*DATASET EXTRACT*
****************************************

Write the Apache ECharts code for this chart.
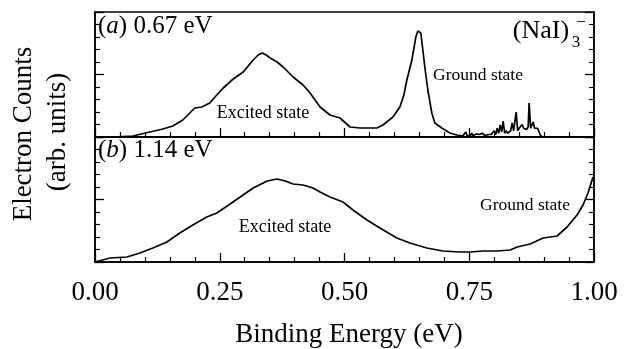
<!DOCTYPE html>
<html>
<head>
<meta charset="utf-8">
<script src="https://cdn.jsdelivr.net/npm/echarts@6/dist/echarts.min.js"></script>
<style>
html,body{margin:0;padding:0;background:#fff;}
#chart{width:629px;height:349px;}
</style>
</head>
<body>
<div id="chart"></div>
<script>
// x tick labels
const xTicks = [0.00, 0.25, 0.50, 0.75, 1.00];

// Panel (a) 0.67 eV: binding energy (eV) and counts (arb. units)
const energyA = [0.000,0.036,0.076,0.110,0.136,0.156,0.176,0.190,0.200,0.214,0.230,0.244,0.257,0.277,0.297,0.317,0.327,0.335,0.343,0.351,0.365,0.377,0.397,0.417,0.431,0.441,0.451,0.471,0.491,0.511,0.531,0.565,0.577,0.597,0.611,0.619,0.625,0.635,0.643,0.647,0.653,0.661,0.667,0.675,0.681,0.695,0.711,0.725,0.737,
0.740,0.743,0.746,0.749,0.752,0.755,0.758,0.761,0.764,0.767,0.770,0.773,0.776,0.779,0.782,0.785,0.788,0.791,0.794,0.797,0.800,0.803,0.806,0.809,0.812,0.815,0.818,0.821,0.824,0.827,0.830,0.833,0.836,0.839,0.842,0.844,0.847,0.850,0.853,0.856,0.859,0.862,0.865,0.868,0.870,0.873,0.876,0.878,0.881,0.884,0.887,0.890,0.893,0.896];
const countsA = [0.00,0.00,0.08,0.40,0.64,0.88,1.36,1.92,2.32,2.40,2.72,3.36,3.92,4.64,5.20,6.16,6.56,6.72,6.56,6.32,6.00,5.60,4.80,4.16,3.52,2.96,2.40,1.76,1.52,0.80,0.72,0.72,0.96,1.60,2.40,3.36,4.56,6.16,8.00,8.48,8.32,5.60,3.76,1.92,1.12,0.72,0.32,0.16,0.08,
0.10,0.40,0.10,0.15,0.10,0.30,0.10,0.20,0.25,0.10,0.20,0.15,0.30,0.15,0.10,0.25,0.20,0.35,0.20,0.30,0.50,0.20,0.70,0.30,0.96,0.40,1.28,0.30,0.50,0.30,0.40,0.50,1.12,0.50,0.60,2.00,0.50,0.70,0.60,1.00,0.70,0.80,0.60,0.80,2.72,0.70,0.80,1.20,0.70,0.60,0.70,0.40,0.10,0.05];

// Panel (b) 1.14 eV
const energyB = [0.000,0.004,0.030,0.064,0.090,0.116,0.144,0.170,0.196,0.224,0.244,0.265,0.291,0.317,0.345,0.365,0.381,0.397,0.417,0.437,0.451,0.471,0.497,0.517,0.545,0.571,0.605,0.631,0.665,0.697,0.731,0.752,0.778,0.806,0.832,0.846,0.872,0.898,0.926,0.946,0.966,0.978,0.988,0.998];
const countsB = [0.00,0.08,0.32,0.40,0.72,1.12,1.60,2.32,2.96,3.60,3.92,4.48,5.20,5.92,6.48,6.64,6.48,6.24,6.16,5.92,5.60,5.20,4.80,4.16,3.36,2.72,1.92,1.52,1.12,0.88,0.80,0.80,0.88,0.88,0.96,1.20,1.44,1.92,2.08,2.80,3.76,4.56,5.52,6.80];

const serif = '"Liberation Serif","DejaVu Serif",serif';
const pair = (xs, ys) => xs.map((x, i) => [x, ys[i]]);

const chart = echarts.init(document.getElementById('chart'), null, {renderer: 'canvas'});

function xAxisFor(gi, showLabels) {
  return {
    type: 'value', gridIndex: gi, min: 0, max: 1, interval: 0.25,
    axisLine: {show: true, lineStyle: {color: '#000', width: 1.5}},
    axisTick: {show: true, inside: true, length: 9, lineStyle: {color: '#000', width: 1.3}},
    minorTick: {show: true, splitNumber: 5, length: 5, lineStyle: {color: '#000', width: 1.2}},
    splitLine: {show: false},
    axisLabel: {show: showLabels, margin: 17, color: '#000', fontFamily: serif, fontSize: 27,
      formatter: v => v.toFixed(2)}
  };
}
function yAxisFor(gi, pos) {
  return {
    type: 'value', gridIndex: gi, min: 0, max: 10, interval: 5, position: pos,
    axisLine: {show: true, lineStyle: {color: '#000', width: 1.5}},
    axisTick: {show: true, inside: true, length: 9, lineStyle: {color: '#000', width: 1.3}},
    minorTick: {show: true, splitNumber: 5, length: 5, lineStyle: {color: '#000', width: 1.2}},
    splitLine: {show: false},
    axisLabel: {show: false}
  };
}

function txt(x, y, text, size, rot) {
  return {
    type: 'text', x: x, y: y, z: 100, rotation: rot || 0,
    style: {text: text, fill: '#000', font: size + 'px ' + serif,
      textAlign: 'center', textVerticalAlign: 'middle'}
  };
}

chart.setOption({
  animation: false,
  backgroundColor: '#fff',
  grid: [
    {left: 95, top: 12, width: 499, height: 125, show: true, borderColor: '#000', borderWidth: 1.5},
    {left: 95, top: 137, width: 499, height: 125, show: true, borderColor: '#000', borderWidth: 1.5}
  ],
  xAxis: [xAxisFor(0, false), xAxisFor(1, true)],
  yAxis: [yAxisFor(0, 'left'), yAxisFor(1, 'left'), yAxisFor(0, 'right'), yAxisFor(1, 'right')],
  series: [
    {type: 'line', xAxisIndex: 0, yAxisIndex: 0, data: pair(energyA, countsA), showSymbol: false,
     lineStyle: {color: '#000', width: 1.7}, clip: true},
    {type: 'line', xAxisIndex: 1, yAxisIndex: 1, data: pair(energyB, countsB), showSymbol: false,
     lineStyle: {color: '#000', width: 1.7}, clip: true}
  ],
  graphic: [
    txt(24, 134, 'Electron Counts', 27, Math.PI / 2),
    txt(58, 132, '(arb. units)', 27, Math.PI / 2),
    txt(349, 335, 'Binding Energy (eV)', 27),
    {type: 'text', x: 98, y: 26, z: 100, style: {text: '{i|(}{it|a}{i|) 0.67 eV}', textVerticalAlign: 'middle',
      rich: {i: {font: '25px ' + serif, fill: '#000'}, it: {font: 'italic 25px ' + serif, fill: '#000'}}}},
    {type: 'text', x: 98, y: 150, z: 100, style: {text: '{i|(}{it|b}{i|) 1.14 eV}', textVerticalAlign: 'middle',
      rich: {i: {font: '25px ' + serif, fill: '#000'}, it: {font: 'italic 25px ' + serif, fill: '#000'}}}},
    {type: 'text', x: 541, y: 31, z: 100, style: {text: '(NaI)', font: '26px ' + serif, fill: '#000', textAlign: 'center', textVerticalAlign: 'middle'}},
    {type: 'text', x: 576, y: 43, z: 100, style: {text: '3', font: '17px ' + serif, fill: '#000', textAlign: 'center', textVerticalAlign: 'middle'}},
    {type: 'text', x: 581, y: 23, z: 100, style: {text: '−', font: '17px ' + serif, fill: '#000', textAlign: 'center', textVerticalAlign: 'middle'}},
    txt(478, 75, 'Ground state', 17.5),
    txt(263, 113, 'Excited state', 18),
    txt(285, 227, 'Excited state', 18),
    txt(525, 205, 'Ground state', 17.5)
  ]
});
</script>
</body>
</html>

****************************************

*GIVEN INSTRUCTION*
Every line above should be returned word for word, with the pictures left behind.

*OUTPUT BELOW*
Write the Apache ECharts code for this chart.
<!DOCTYPE html>
<html>
<head>
<meta charset="utf-8">
<script src="https://cdn.jsdelivr.net/npm/echarts@6/dist/echarts.min.js"></script>
<style>
html,body{margin:0;padding:0;background:#fff;}
#chart{width:629px;height:349px;}
</style>
</head>
<body>
<div id="chart"></div>
<script>
// x tick labels
const xTicks = [0.00, 0.25, 0.50, 0.75, 1.00];

// Panel (a) 0.67 eV: binding energy (eV) and counts (arb. units)
const energyA = [0.000,0.036,0.076,0.110,0.136,0.156,0.176,0.190,0.200,0.214,0.230,0.244,0.257,0.277,0.297,0.317,0.327,0.335,0.343,0.351,0.365,0.377,0.397,0.417,0.431,0.441,0.451,0.471,0.491,0.511,0.531,0.565,0.577,0.597,0.611,0.619,0.625,0.635,0.643,0.647,0.653,0.661,0.667,0.675,0.681,0.695,0.711,0.725,0.737,
0.740,0.743,0.746,0.749,0.752,0.755,0.758,0.761,0.764,0.767,0.770,0.773,0.776,0.779,0.782,0.785,0.788,0.791,0.794,0.797,0.800,0.803,0.806,0.809,0.812,0.815,0.818,0.821,0.824,0.827,0.830,0.833,0.836,0.839,0.842,0.844,0.847,0.850,0.853,0.856,0.859,0.862,0.865,0.868,0.870,0.873,0.876,0.878,0.881,0.884,0.887,0.890,0.893,0.896];
const countsA = [0.00,0.00,0.08,0.40,0.64,0.88,1.36,1.92,2.32,2.40,2.72,3.36,3.92,4.64,5.20,6.16,6.56,6.72,6.56,6.32,6.00,5.60,4.80,4.16,3.52,2.96,2.40,1.76,1.52,0.80,0.72,0.72,0.96,1.60,2.40,3.36,4.56,6.16,8.00,8.48,8.32,5.60,3.76,1.92,1.12,0.72,0.32,0.16,0.08,
0.10,0.40,0.10,0.15,0.10,0.30,0.10,0.20,0.25,0.10,0.20,0.15,0.30,0.15,0.10,0.25,0.20,0.35,0.20,0.30,0.50,0.20,0.70,0.30,0.96,0.40,1.28,0.30,0.50,0.30,0.40,0.50,1.12,0.50,0.60,2.00,0.50,0.70,0.60,1.00,0.70,0.80,0.60,0.80,2.72,0.70,0.80,1.20,0.70,0.60,0.70,0.40,0.10,0.05];

// Panel (b) 1.14 eV
const energyB = [0.000,0.004,0.030,0.064,0.090,0.116,0.144,0.170,0.196,0.224,0.244,0.265,0.291,0.317,0.345,0.365,0.381,0.397,0.417,0.437,0.451,0.471,0.497,0.517,0.545,0.571,0.605,0.631,0.665,0.697,0.731,0.752,0.778,0.806,0.832,0.846,0.872,0.898,0.926,0.946,0.966,0.978,0.988,0.998];
const countsB = [0.00,0.08,0.32,0.40,0.72,1.12,1.60,2.32,2.96,3.60,3.92,4.48,5.20,5.92,6.48,6.64,6.48,6.24,6.16,5.92,5.60,5.20,4.80,4.16,3.36,2.72,1.92,1.52,1.12,0.88,0.80,0.80,0.88,0.88,0.96,1.20,1.44,1.92,2.08,2.80,3.76,4.56,5.52,6.80];

const serif = '"Liberation Serif","DejaVu Serif",serif';
const pair = (xs, ys) => xs.map((x, i) => [x, ys[i]]);

const chart = echarts.init(document.getElementById('chart'), null, {renderer: 'canvas'});

function xAxisFor(gi, showLabels) {
  return {
    type: 'value', gridIndex: gi, min: 0, max: 1, interval: 0.25,
    axisLine: {show: true, lineStyle: {color: '#000', width: 1.5}},
    axisTick: {show: true, inside: true, length: 9, lineStyle: {color: '#000', width: 1.3}},
    minorTick: {show: true, splitNumber: 5, length: 5, lineStyle: {color: '#000', width: 1.2}},
    splitLine: {show: false},
    axisLabel: {show: showLabels, margin: 17, color: '#000', fontFamily: serif, fontSize: 27,
      formatter: v => v.toFixed(2)}
  };
}
function yAxisFor(gi, pos) {
  return {
    type: 'value', gridIndex: gi, min: 0, max: 10, interval: 5, position: pos,
    axisLine: {show: true, lineStyle: {color: '#000', width: 1.5}},
    axisTick: {show: true, inside: true, length: 9, lineStyle: {color: '#000', width: 1.3}},
    minorTick: {show: true, splitNumber: 5, length: 5, lineStyle: {color: '#000', width: 1.2}},
    splitLine: {show: false},
    axisLabel: {show: false}
  };
}

function txt(x, y, text, size, rot) {
  return {
    type: 'text', x: x, y: y, z: 100, rotation: rot || 0,
    style: {text: text, fill: '#000', font: size + 'px ' + serif,
      textAlign: 'center', textVerticalAlign: 'middle'}
  };
}

chart.setOption({
  animation: false,
  backgroundColor: '#fff',
  grid: [
    {left: 95, top: 12, width: 499, height: 125, show: true, borderColor: '#000', borderWidth: 1.5},
    {left: 95, top: 137, width: 499, height: 125, show: true, borderColor: '#000', borderWidth: 1.5}
  ],
  xAxis: [xAxisFor(0, false), xAxisFor(1, true)],
  yAxis: [yAxisFor(0, 'left'), yAxisFor(1, 'left'), yAxisFor(0, 'right'), yAxisFor(1, 'right')],
  series: [
    {type: 'line', xAxisIndex: 0, yAxisIndex: 0, data: pair(energyA, countsA), showSymbol: false,
     lineStyle: {color: '#000', width: 1.7}, clip: true},
    {type: 'line', xAxisIndex: 1, yAxisIndex: 1, data: pair(energyB, countsB), showSymbol: false,
     lineStyle: {color: '#000', width: 1.7}, clip: true}
  ],
  graphic: [
    txt(24, 134, 'Electron Counts', 27, Math.PI / 2),
    txt(58, 132, '(arb. units)', 27, Math.PI / 2),
    txt(349, 335, 'Binding Energy (eV)', 27),
    {type: 'text', x: 98, y: 26, z: 100, style: {text: '{i|(}{it|a}{i|) 0.67 eV}', textVerticalAlign: 'middle',
      rich: {i: {font: '25px ' + serif, fill: '#000'}, it: {font: 'italic 25px ' + serif, fill: '#000'}}}},
    {type: 'text', x: 98, y: 150, z: 100, style: {text: '{i|(}{it|b}{i|) 1.14 eV}', textVerticalAlign: 'middle',
      rich: {i: {font: '25px ' + serif, fill: '#000'}, it: {font: 'italic 25px ' + serif, fill: '#000'}}}},
    {type: 'text', x: 541, y: 31, z: 100, style: {text: '(NaI)', font: '26px ' + serif, fill: '#000', textAlign: 'center', textVerticalAlign: 'middle'}},
    {type: 'text', x: 576, y: 43, z: 100, style: {text: '3', font: '17px ' + serif, fill: '#000', textAlign: 'center', textVerticalAlign: 'middle'}},
    {type: 'text', x: 581, y: 23, z: 100, style: {text: '−', font: '17px ' + serif, fill: '#000', textAlign: 'center', textVerticalAlign: 'middle'}},
    txt(478, 75, 'Ground state', 17.5),
    txt(263, 113, 'Excited state', 18),
    txt(285, 227, 'Excited state', 18),
    txt(525, 205, 'Ground state', 17.5)
  ]
});
</script>
</body>
</html>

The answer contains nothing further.